Interpreting the coefficients:

Holding all other features fixed, a 1 unit increase in Avg. Session Length is associated with an increase of 25.73 total dollars spent.
Holding all other features fixed, a 1 unit increase in Time on App is associated with an increase of 38.71 total dollars spent.
Holding all other features fixed, a 1 unit increase in Time on Website is associated with an increase of 0.44 total dollars spent.
Holding all other features fixed, a 1 unit increase in Length of Membership is associated with an increase of 61.58 total dollars spent.

Conclussion

In conclusion, this project has provided valuable insights into the dynamics between customer engagement metrics and sales performance within the e-commerce domain. Through meticulous data analysis and statistical modeling, we’ve uncovered significant relationships and identified key drivers of sales revenue.

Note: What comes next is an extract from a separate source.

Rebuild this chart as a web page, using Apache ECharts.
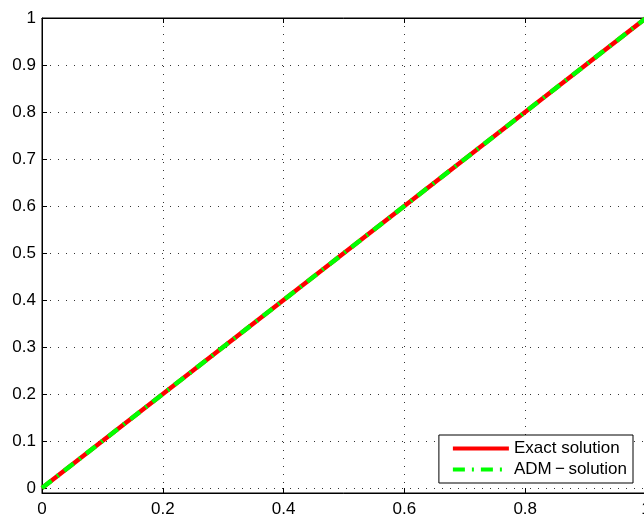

The findings suggest that while both mobile app and website usage play essential roles in influencing sales, membership duration emerges as a critical factor. Customers with longer membership durations tend to contribute significantly more to sales revenue. Therefore, strategies aimed at fostering long-term customer relationships may yield substantial benefits for e-commerce businesses.

Furthermore, the predictive models developed in this project demonstrate promising accuracy in forecasting sales based on customer engagement data. Leveraging these models, businesses can make informed decisions and implement targeted marketing strategies to optimize sales revenue.

Overall, this project underscores the importance of data-driven insights in guiding strategic decision-making in the competitive e-commerce landscape. By leveraging statistical techniques and advanced analytics, businesses can enhance customer engagement strategies, drive sales growth, and stay ahead in today’s dynamic market environment.